** If there is someone out there who likes to make website stuff, please help with our test suite ! **
It's a useability issue and depends too much on one person. Right now, we have many "new" results. A result that is obviously different from the pass reference is marked "new", is something only marked "fail" when it is equal to a fail reference? Perhaps there is a program that gives a measure of how equal images are, instead of simply "equal"/"not equal"? It would be very nice if the system didn't need much user intervention, or if that intervention would be very easy. (e.g. website based)
So: PLEASE just judge these new results once (probably won't take too long) and then the results will be like normal again.
What action does it take to judge? Should one commit a new fail or pass-reference? The website's system is different so the new fail/pass ref should be generated by the website too, otherwise the result will still be flagged "new". This means that for example I cannot do it.
You know I am a big fan of the testsuite, but for some reason, there are very few people using it. IMHO it would be much better if people would add testfiles to the testsuite instead of adding them to the bugtracker, but it doesn't happen. Perhaps clearifying the result listing can help. I don't know...
Ciao, Johan
-----Original Message----- From: Jasper van de Gronde [mailto:th.v.d.gronde@...528...] Sent: Tuesday, October 20, 2009 10:25
NO! There is a definite and extremely important difference between new and fail. Perceptualdiff only helps with images that really are almost exactly the same. It does NOT help when:
- A Bezier curve is slightly (but benignly) perturbed (which has happened) or other small but for a human insignificant
(as far as the correctness of the render is concerned) changes occur (for example changes in resampling of bitmaps).
- A complicated test case was judged as 'pass' incorrectly.

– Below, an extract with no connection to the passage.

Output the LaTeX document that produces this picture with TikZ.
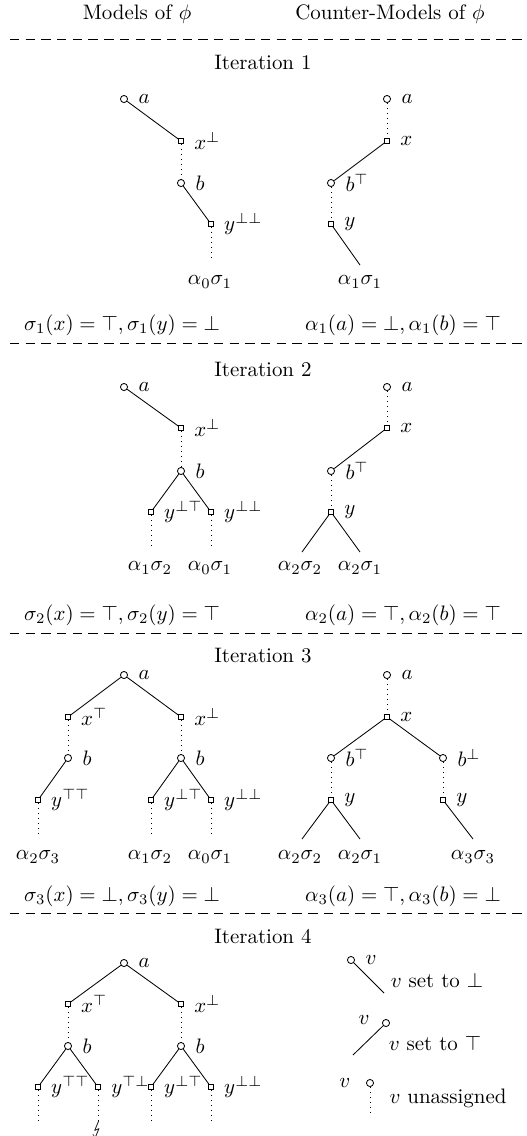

- A 'new' result is actually a 'pass' (for example when there is no pass reference yet).
- Something changes that is unrelated to the specific test. For example, there are a few filter tests that register as
passes because Inkscape indeed implements them correctly but that still do not render correctly because Inkscape doesn't implement the color-interpolation properties. (It would be better to change the tests of course, but still, stuff like this happens.)
In short, perceptualdiff is nowhere near a true substitute for a human judge. It is great for filtering out spurious results based on minute numerical differences and/or differences in the binary encoding of the pngs, but that's about it.
For this reason the system was set up specifically to allow for multiple pass/fail references and flag anything it can't match as a new result. In the past I could easily keep up with judging any new results because don't occur very frequently, but recently a lot of tests suddenly had new results (probably because of changes in bitmap rendering) and since I was/am way too busy I was unable to rejudge them myself. At the time I sent a mail about this, but no one responded.
So: PLEASE just judge these new results once (probably won't take too long) and then the results will be like normal again.
P.S. The system is set up so that if there are two (or more) results in one day it only displays the last, that's why hardly any new results show up in the history of the results (I'd run the tests, rejudge any new results, if any, and then rerun the tests).